■ DATA BLOCK
★ ★ ★ ★ ★
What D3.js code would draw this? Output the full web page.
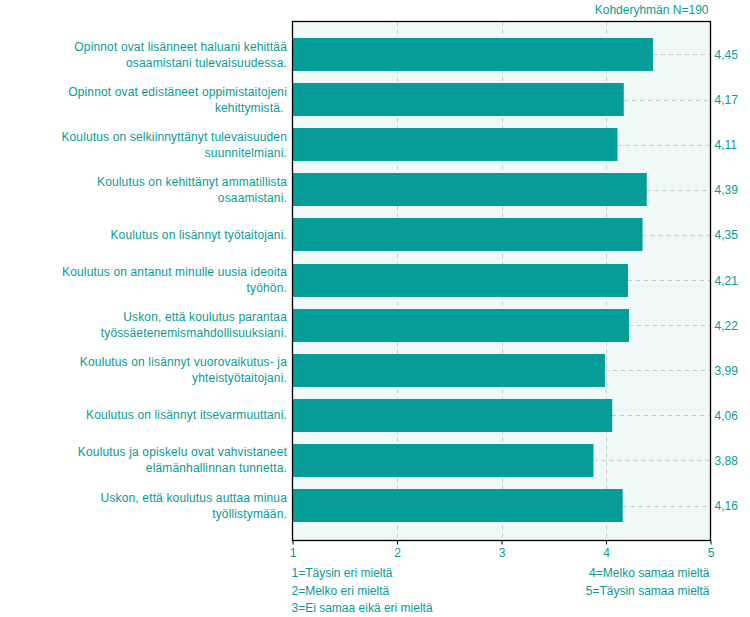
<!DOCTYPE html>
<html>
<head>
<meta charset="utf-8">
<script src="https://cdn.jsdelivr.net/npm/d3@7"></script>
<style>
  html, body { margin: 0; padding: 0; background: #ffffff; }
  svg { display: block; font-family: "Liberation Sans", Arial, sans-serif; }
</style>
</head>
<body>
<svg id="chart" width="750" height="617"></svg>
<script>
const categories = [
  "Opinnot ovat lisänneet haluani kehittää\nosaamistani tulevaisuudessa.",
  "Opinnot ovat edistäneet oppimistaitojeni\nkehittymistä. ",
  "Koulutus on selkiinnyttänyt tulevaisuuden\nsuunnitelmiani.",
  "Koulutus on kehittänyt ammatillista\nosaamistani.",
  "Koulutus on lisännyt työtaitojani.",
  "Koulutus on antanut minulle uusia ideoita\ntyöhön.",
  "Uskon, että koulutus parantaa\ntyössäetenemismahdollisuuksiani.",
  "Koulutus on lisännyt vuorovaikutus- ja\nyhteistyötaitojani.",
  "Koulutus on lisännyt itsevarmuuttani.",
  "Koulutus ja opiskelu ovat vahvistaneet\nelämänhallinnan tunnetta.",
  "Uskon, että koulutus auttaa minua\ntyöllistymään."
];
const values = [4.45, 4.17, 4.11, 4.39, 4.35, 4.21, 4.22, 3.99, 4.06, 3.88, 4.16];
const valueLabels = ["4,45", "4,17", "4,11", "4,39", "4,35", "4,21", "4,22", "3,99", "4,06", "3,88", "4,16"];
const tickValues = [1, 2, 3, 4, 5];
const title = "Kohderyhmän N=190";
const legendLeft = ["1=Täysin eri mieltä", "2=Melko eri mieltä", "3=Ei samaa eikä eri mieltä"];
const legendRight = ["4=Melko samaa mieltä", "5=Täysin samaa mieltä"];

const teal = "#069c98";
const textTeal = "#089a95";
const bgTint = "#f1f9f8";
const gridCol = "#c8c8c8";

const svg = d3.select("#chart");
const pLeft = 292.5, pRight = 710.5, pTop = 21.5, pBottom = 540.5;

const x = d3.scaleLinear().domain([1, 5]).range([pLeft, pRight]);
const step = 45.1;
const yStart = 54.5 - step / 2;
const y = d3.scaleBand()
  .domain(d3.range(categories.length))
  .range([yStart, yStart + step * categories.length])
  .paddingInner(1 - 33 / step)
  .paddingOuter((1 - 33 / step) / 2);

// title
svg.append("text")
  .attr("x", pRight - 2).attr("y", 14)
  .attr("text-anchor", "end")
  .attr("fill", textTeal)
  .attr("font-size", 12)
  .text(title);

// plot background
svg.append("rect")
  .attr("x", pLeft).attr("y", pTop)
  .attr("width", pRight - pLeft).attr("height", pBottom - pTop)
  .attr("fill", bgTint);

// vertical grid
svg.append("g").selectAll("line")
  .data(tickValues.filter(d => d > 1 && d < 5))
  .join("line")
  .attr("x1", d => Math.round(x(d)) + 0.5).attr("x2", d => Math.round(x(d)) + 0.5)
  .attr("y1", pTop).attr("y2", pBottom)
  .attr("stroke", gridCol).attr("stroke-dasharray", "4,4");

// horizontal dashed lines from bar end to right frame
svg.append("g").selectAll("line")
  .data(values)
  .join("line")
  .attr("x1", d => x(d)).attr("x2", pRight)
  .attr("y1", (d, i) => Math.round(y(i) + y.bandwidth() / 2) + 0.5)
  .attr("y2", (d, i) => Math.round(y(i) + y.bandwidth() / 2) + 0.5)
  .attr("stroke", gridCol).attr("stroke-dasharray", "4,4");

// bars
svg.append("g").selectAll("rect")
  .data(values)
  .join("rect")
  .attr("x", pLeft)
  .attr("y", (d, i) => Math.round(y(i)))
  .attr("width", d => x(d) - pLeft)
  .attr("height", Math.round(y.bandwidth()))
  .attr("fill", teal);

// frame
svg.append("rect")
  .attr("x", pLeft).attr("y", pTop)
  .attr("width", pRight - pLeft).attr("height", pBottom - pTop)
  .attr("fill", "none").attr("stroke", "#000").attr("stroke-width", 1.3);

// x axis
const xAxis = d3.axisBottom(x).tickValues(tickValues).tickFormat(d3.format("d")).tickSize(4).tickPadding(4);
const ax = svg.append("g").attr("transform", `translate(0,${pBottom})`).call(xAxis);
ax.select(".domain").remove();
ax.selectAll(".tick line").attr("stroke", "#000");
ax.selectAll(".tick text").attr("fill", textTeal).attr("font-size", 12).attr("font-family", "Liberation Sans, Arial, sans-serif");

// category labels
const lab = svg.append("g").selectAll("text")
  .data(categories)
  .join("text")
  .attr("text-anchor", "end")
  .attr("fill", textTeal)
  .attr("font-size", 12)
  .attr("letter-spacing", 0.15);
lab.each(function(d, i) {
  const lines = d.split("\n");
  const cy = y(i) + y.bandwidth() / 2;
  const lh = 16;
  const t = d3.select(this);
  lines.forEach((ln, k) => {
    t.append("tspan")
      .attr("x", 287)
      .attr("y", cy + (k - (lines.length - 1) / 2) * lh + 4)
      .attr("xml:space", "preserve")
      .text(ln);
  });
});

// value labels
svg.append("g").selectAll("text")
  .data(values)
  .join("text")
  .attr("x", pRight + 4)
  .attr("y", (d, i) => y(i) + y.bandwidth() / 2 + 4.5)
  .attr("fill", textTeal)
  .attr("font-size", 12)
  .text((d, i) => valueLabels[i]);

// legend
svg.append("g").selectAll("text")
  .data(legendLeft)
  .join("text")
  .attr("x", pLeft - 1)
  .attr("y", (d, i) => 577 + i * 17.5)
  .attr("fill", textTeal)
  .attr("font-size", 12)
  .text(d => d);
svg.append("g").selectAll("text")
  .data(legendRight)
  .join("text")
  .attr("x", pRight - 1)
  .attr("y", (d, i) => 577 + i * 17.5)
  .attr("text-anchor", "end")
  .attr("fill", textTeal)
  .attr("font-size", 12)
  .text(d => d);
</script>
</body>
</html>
★ ★ ★ ★ ★
Transcribe the listing in full and omit the pictures.

■ ANSWER IN FULL
What D3.js code would draw this? Output the full web page.
<!DOCTYPE html>
<html>
<head>
<meta charset="utf-8">
<script src="https://cdn.jsdelivr.net/npm/d3@7"></script>
<style>
  html, body { margin: 0; padding: 0; background: #ffffff; }
  svg { display: block; font-family: "Liberation Sans", Arial, sans-serif; }
</style>
</head>
<body>
<svg id="chart" width="750" height="617"></svg>
<script>
const categories = [
  "Opinnot ovat lisänneet haluani kehittää\nosaamistani tulevaisuudessa.",
  "Opinnot ovat edistäneet oppimistaitojeni\nkehittymistä. ",
  "Koulutus on selkiinnyttänyt tulevaisuuden\nsuunnitelmiani.",
  "Koulutus on kehittänyt ammatillista\nosaamistani.",
  "Koulutus on lisännyt työtaitojani.",
  "Koulutus on antanut minulle uusia ideoita\ntyöhön.",
  "Uskon, että koulutus parantaa\ntyössäetenemismahdollisuuksiani.",
  "Koulutus on lisännyt vuorovaikutus- ja\nyhteistyötaitojani.",
  "Koulutus on lisännyt itsevarmuuttani.",
  "Koulutus ja opiskelu ovat vahvistaneet\nelämänhallinnan tunnetta.",
  "Uskon, että koulutus auttaa minua\ntyöllistymään."
];
const values = [4.45, 4.17, 4.11, 4.39, 4.35, 4.21, 4.22, 3.99, 4.06, 3.88, 4.16];
const valueLabels = ["4,45", "4,17", "4,11", "4,39", "4,35", "4,21", "4,22", "3,99", "4,06", "3,88", "4,16"];
const tickValues = [1, 2, 3, 4, 5];
const title = "Kohderyhmän N=190";
const legendLeft = ["1=Täysin eri mieltä", "2=Melko eri mieltä", "3=Ei samaa eikä eri mieltä"];
const legendRight = ["4=Melko samaa mieltä", "5=Täysin samaa mieltä"];

const teal = "#069c98";
const textTeal = "#089a95";
const bgTint = "#f1f9f8";
const gridCol = "#c8c8c8";

const svg = d3.select("#chart");
const pLeft = 292.5, pRight = 710.5, pTop = 21.5, pBottom = 540.5;

const x = d3.scaleLinear().domain([1, 5]).range([pLeft, pRight]);
const step = 45.1;
const yStart = 54.5 - step / 2;
const y = d3.scaleBand()
  .domain(d3.range(categories.length))
  .range([yStart, yStart + step * categories.length])
  .paddingInner(1 - 33 / step)
  .paddingOuter((1 - 33 / step) / 2);

// title
svg.append("text")
  .attr("x", pRight - 2).attr("y", 14)
  .attr("text-anchor", "end")
  .attr("fill", textTeal)
  .attr("font-size", 12)
  .text(title);

// plot background
svg.append("rect")
  .attr("x", pLeft).attr("y", pTop)
  .attr("width", pRight - pLeft).attr("height", pBottom - pTop)
  .attr("fill", bgTint);

// vertical grid
svg.append("g").selectAll("line")
  .data(tickValues.filter(d => d > 1 && d < 5))
  .join("line")
  .attr("x1", d => Math.round(x(d)) + 0.5).attr("x2", d => Math.round(x(d)) + 0.5)
  .attr("y1", pTop).attr("y2", pBottom)
  .attr("stroke", gridCol).attr("stroke-dasharray", "4,4");

// horizontal dashed lines from bar end to right frame
svg.append("g").selectAll("line")
  .data(values)
  .join("line")
  .attr("x1", d => x(d)).attr("x2", pRight)
  .attr("y1", (d, i) => Math.round(y(i) + y.bandwidth() / 2) + 0.5)
  .attr("y2", (d, i) => Math.round(y(i) + y.bandwidth() / 2) + 0.5)
  .attr("stroke", gridCol).attr("stroke-dasharray", "4,4");

// bars
svg.append("g").selectAll("rect")
  .data(values)
  .join("rect")
  .attr("x", pLeft)
  .attr("y", (d, i) => Math.round(y(i)))
  .attr("width", d => x(d) - pLeft)
  .attr("height", Math.round(y.bandwidth()))
  .attr("fill", teal);

// frame
svg.append("rect")
  .attr("x", pLeft).attr("y", pTop)
  .attr("width", pRight - pLeft).attr("height", pBottom - pTop)
  .attr("fill", "none").attr("stroke", "#000").attr("stroke-width", 1.3);

// x axis
const xAxis = d3.axisBottom(x).tickValues(tickValues).tickFormat(d3.format("d")).tickSize(4).tickPadding(4);
const ax = svg.append("g").attr("transform", `translate(0,${pBottom})`).call(xAxis);
ax.select(".domain").remove();
ax.selectAll(".tick line").attr("stroke", "#000");
ax.selectAll(".tick text").attr("fill", textTeal).attr("font-size", 12).attr("font-family", "Liberation Sans, Arial, sans-serif");

// category labels
const lab = svg.append("g").selectAll("text")
  .data(categories)
  .join("text")
  .attr("text-anchor", "end")
  .attr("fill", textTeal)
  .attr("font-size", 12)
  .attr("letter-spacing", 0.15);
lab.each(function(d, i) {
  const lines = d.split("\n");
  const cy = y(i) + y.bandwidth() / 2;
  const lh = 16;
  const t = d3.select(this);
  lines.forEach((ln, k) => {
    t.append("tspan")
      .attr("x", 287)
      .attr("y", cy + (k - (lines.length - 1) / 2) * lh + 4)
      .attr("xml:space", "preserve")
      .text(ln);
  });
});

// value labels
svg.append("g").selectAll("text")
  .data(values)
  .join("text")
  .attr("x", pRight + 4)
  .attr("y", (d, i) => y(i) + y.bandwidth() / 2 + 4.5)
  .attr("fill", textTeal)
  .attr("font-size", 12)
  .text((d, i) => valueLabels[i]);

// legend
svg.append("g").selectAll("text")
  .data(legendLeft)
  .join("text")
  .attr("x", pLeft - 1)
  .attr("y", (d, i) => 577 + i * 17.5)
  .attr("fill", textTeal)
  .attr("font-size", 12)
  .text(d => d);
svg.append("g").selectAll("text")
  .data(legendRight)
  .join("text")
  .attr("x", pRight - 1)
  .attr("y", (d, i) => 577 + i * 17.5)
  .attr("text-anchor", "end")
  .attr("fill", textTeal)
  .attr("font-size", 12)
  .text(d => d);
</script>
</body>
</html>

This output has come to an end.